Maria Mendes, coordenadora do projecto EduCig – Desempenhos escolares entre os Ciganos, não ficou surpreendida com o relatório da Inspecção-Geral de Educação e Ciência que detectou concentração de crianças ciganas em turmas. “A existência de turmas de nível de aprendizagem não é tão rara em Portugal.” O cruzamento disso com a pertença étnico-racial tão-pouco.
Atendendo à Estratégia Nacional de Integração das Comunidades Ciganas, no ano lectivo 2020/2021 a Inspecção-Geral analisou 15 escolas frequentadas por mais de 50 alunos ciganos. Verificou que quase metade (46,7%) não definiu critérios de integração dos estudantes ciganos nas turmas dos ensinos básico e secundário. E que mais de metade (53,3%) não respeitou o critério de heterogeneidade dos alunos nas turmas dos 2.º e 3.º ciclos, considerando a pertença étnica: encontraram diferenças entre turmas, do mesmo ano, iguais ou superiores a 25% entre o valor máximo e o valor mínimo da percentagem de alunos ciganos.
Os directores das escolas apresentaram três razões para a concentração de alunos ciganos. Primeiro, a condição de turma única no ano de escolaridade, no estabelecimento de ensino. Segundo, a língua estrangeira II e a disciplina de Complemento à Educação Artística escolhidas pelos alunos. Terceiro, a opção da escola pela continuidade pedagógica das turmas entre os ciclos de ensino.
Esta investigadora do Centro de Investigação e Estudos de Sociologia do Instituto Universitário de Lisboa conhece bem essa realidade por força dos trabalhos que tem desenvolvido. “A condição de turma única no ano de escolaridade, no estabelecimento de ensino, pode acontecer”, reconhece, aludindo à existência de “escolas localizadas em territórios em que há uma concentração expressiva de pessoas ciganas”. “São territórios segregados e a própria escola acaba por concentrar uma população homogénea em termos sociais”, aponta. “São crianças que vivem em espaços residencialmente segregados e dentro da própria escola são segregadas em termos sociais e por vezes a nível étnico-racial.”

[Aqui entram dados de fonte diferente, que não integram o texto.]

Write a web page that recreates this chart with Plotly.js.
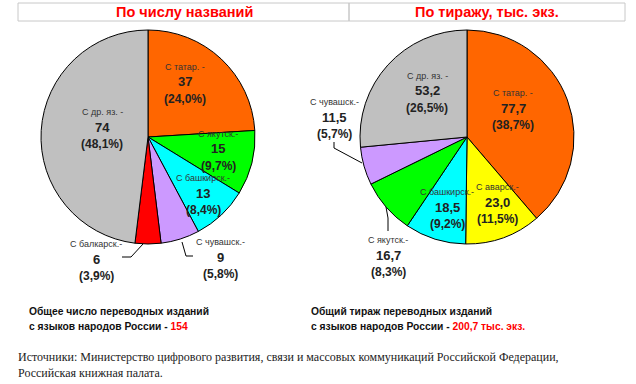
<!DOCTYPE html>
<html><head><meta charset="utf-8">
<script src="https://cdn.plot.ly/plotly-3.0.1.min.js"></script>
<style>html,body{margin:0;padding:0;background:#fff}#c{width:636px;height:384px}</style>
</head><body><div id="c"></div>
<script>
// ---- data ----
var titleLeft = "По числу названий";
var titleRight = "По тиражу, тыс. экз.";
var leftLabels = ["С татар. -", "С якутск.-", "С башкирск.-", "С чувашск.-", "С балкарск.-", "С др. яз. -"];
var leftValues = [37, 15, 13, 9, 6, 74];
var rightLabels = ["С татар. -", "С аварск.-", "С башкирск.-", "С якутск.-", "С чувашск.-", "С др. яз. -"];
var rightValues = [77.7, 23.0, 18.5, 16.7, 11.5, 53.2];
var leftTotalText = "154";
var rightTotalText = "200,7 тыс. экз.";
var noteLeft = ["Общее число переводных изданий", "с языков народов России - "];
var noteRight = ["Общий тираж переводных изданий", "с языков народов России - "];
var sources = ["Источники: Министерство цифрового развития, связи и массовых коммуникаций Российской Федерации,", "Российская книжная палата."];

// ---- styles / positions ----
var W = 636, H = 384;
var leftColors = ["#FF6600", "#00FF00", "#00FFFF", "#CC99FF", "#FF0000", "#C0C0C0"];
var rightColors = ["#FF6600", "#FFFF00", "#00FFFF", "#00FF00", "#CC99FF", "#C0C0C0"];
// label anchor (pixel) of name line for each slice
var leftPos = [[185, 67], [218, 134], [203, 178], [220, 242], [96, 244], [102, 112]];
var rightPos = [[513, 93], [497, 187], [447, 192], [388, 240], [334, 102], [427, 76]];
var leftLeaders = [[[182,242],[186,256],[193,256]], [[143,244],[131,257],[122,257]]];
var rightLeaders = [[[362,163],[334,148],[334,142]], [[386,207],[388,218],[388,231]]];

function px(x){return x/W;} function py(y){return 1 - y/H;}
function fmt(v, d){return v.toFixed(d).replace('.', ',');}

var annotations = [];
function addLabels(labels, values, pos, dec){
  var tot = values.reduce(function(a,b){return a+b;},0);
  for (var i=0;i<labels.length;i++){
    var x = pos[i][0], y = pos[i][1];
    annotations.push({x:px(x), y:py(y), xref:'paper', yref:'paper', text:labels[i], showarrow:false,
      xanchor:'center', yanchor:'middle', font:{family:'Arial, Liberation Sans', size:9, color:'#333'}});
    annotations.push({x:px(x), y:py(y+15), xref:'paper', yref:'paper', text:'<b>'+fmt(values[i],dec)+'</b>', showarrow:false,
      xanchor:'center', yanchor:'middle', font:{family:'Arial, Liberation Sans', size:13, color:'#222'}});
    annotations.push({x:px(x), y:py(y+32), xref:'paper', yref:'paper', text:'<b>('+fmt(values[i]/tot*100,1)+'%)</b>', showarrow:false,
      xanchor:'center', yanchor:'middle', font:{family:'Arial, Liberation Sans', size:12, color:'#222'}});
  }
}
addLabels(leftLabels, leftValues, leftPos, 0);
addLabels(rightLabels, rightValues, rightPos, 1);

// titles
annotations.push({x:px(184), y:py(12), xref:'paper', yref:'paper', text:'<b>'+titleLeft+'</b>', showarrow:false,
  xanchor:'center', yanchor:'middle', font:{family:'Arial, Liberation Sans', size:14.5, color:'#FF0000'}});
annotations.push({x:px(487), y:py(12), xref:'paper', yref:'paper', text:'<b>'+titleRight+'</b>', showarrow:false,
  xanchor:'center', yanchor:'middle', font:{family:'Arial, Liberation Sans', size:14.5, color:'#FF0000'}});

// notes
function note(lines, red, x){
  annotations.push({x:px(x), y:py(311), xref:'paper', yref:'paper', text:'<b>'+lines[0]+'</b>', showarrow:false,
    xanchor:'left', yanchor:'middle', font:{family:'Arial, Liberation Sans', size:10.3, color:'#111'}});
  annotations.push({x:px(x), y:py(326), xref:'paper', yref:'paper',
    text:'<b>'+lines[1]+'<span style="color:#FF0000">'+red+'</span></b>', showarrow:false,
    xanchor:'left', yanchor:'middle', font:{family:'Arial, Liberation Sans', size:10.3, color:'#111'}});
}
note(noteLeft, leftTotalText, 27);
note(noteRight, rightTotalText, 309);

annotations.push({x:px(16), y:py(357), xref:'paper', yref:'paper', text:sources[0], showarrow:false,
  xanchor:'left', yanchor:'middle', font:{family:'Liberation Serif, Times New Roman', size:12, color:'#222'}});
annotations.push({x:px(16), y:py(373), xref:'paper', yref:'paper', text:sources[1], showarrow:false,
  xanchor:'left', yanchor:'middle', font:{family:'Liberation Serif, Times New Roman', size:12, color:'#222'}});

var shapes = [
  {type:'rect', xref:'paper', yref:'paper', x0:px(18), x1:px(349), y0:py(21), y1:py(3), line:{color:'#C8C8C8', width:1}},
  {type:'rect', xref:'paper', yref:'paper', x0:px(349), x1:px(625), y0:py(21), y1:py(3), line:{color:'#C8C8C8', width:1}}
];
leftLeaders.concat(rightLeaders).forEach(function(pts){
  var d = pts.map(function(p,i){return (i?'L':'M')+px(p[0])+','+py(p[1]);}).join(' ');
  shapes.push({type:'path', xref:'paper', yref:'paper', path:d, line:{color:'#000', width:1}});
});

var traces = [
  {type:'pie', labels:leftLabels, values:leftValues, sort:false, direction:'clockwise', rotation:0,
   marker:{colors:leftColors, line:{color:'#000', width:1}}, textinfo:'none', hoverinfo:'label+value',
   domain:{x:[px(41), px(255)], y:[py(244), py(30)]}},
  {type:'pie', labels:rightLabels, values:rightValues, sort:false, direction:'clockwise', rotation:0,
   marker:{colors:rightColors, line:{color:'#000', width:1}}, textinfo:'none', hoverinfo:'label+value',
   domain:{x:[px(360), px(574)], y:[py(244), py(30)]}}
];

Plotly.newPlot('c', traces, {
  width:W, height:H, margin:{l:0,r:0,t:0,b:0}, showlegend:false,
  paper_bgcolor:'#fff', plot_bgcolor:'#fff',
  annotations:annotations, shapes:shapes
}, {displayModeBar:false, staticPlot:true});
</script></body></html>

Maria Mendes admite que a opção de língua estrangeira II e a disciplina de Complemento à Educação Artística também possa provocar acumulação. “Parece-me mais difícil de entender o terceiro argumento: a opção da escola pela continuidade pedagógica das turmas entre os ciclos de ensino.” Na opinião desta professora do Instituto de Ciências Sociais e Políticas da Universidade de Lisboa, este terceiro argumento é “pouco defensável”. “Não me parece que este critério seja prioritário em termos pedagógicos e não faz sentido que prevaleça sobre o critério heterogeneidade”, diz. “Este argumento pode ocultar outros intuitos, nomeadamente a constituição de turmas de nível, que me parece ser o caso aqui em análise.”
Está convencida de que que os professores fazem turmas com o mesmo nível de aprendizagem por razões de ordem prática. “Acham que concentrar os alunos mais fracos é positivo, mas acabam por prejudicá-los”, concede. “É importante haver oportunidade de contacto com quem tem outras experiências de vida, outros níveis de aprendizagem, outras formas de estar. Se as crianças não têm esta oportunidade de contacto, ficam ainda mais marginalizadas. A escola segrega-as, quando deve ser um espaço de alguma horizontalidade funcional, no qual elas têm possibilidade de se relacionar com outras.”
Numa das escolas, os elementos recolhidos fundamentaram uma investigação da Inspecção-Geral no sentido de perceber se estava ou não a ser cumprido o regime jurídico da prevenção, da proibição e do combate à discriminação, em razão da origem racial e étnica, cor, nacionalidade, ascendência e território de origem. Tais esforços resultaram num despacho de arquivamento com recomendações ao director.
“É complicado obter evidências claras”, sublinha Manuela Mendes. Aquele caso nem terá chegado à Comissão para a Igualdade e Contra a Discriminação Racial. “No site desta comissão, há duas condenações em 2018 relativas a situações similares. As coimas aplicadas são baixas, o que eventualmente não constitui um factor de dissuasão.”
“As escolas nunca assumem que a constituição das turmas possa ter subjacentes critérios discriminatórios”, tinha já comentado a coordenadora do Observatório das Comunidades Ciganas, Maria José Casa-Nova. “Sabemos que algumas vezes ocorre porque é mais fácil ter turmas ‘normais’, sem alunos que desafiam práticas pedagógicas que atendem maioritariamente ao perfil de aluno/a pertencente ao universo cultural da maioria.” Esta professora da Universidade do Minho também não tem dúvidas: “Por razões pedagógicas, sociais, interculturais e de construção de igualdade, as turmas deveriam ser heterogéneas.”